A machine learning approach is effective to elucidate yield-limiting factors of irrigated lowland rice under heterogeneous growing conditions and management practices

In the context of the heterogeneous field conditions for lowland rice production in sub-Saharan Africa, yield is adversely affected by a diverse array of complexly related factors, including environmental conditions, soil fertility, and fertilizer management, making it difficult to unravel the factors with greatest impact. In the central highlands of Madagascar, yield is constrained by low temperatures, insufficient rainfall, phosphorus deficiency, inadequate fertilizer input, and suboptimal agricultural practices. Identifying the driving factors by interpreting reliable predictive algorithms for the yield will greatly improve the optimization of rice productivity. In this study, we aimed to apply machine learning to comprehensively elucidate the complex yield-limiting factors for lowland rice production across the central highlands of Madagascar. A machine learning algorithm was applied to comprehensively evaluate the factors affecting yield using a total of 578 data points, i.e., P-applied and non-P-applied plots in 289 farmers’ fields, consisting of their yield, weather, soil, and crop management across the central highlands of Madagascar. There were large variations in yield ranging from 0.07 to 10.26 t ha−1. Machine learning explained the large yield variation well, especially in the Random Forest model, which showed the highest yield prediction accuracy. As relevant factors, high rice yields were associated with high growing degree days and high cumulative rainfall around 2 weeks before and after the heading date. Then, earlier transplanting in high elevation sites gave the optimum growing degree days, and the use of greater shoot-to-root ratio of seedlings during transplanting has the potential to enhance rice yields in the lowland rice system. Machine learning was significantly effective in identifying the individual effects of various factors controlling rice-yields under the heterogenous growing conditions of lowland-rice grown by smallholder farmers in the central highlands of Madagascar.

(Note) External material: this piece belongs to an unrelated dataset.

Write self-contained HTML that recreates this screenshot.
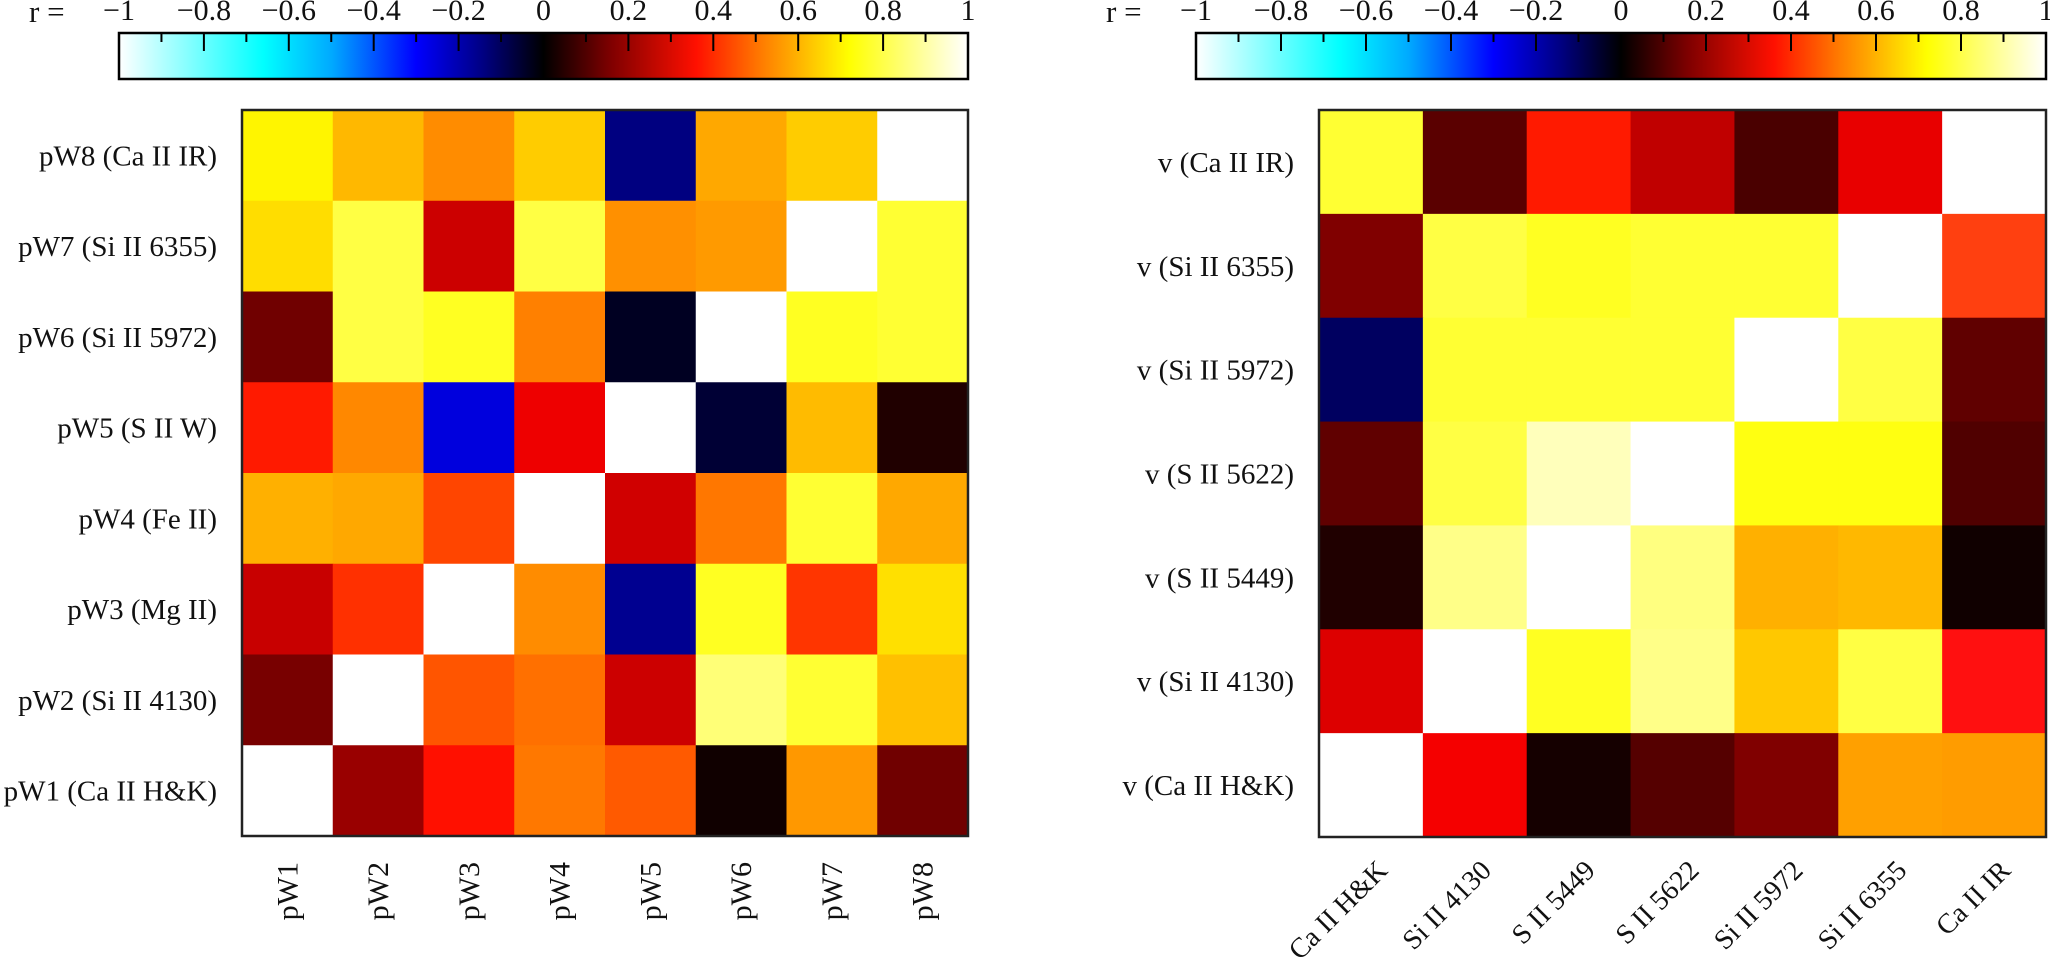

Further accumulation of crop management datasets will be needed in order to untangle the multifactorial components that reduce crop yields, even for small-scale farms. •Machine Learning (ML) reveals field-scale yield limiting factors.•Key growing degree days (GDDheading) impacts yield.•Early date of transplanting boosts GDDheading for better yield and alleviates cold damage.•Transplanting seedlings with greater shoot-to-root ratio positively affects yields.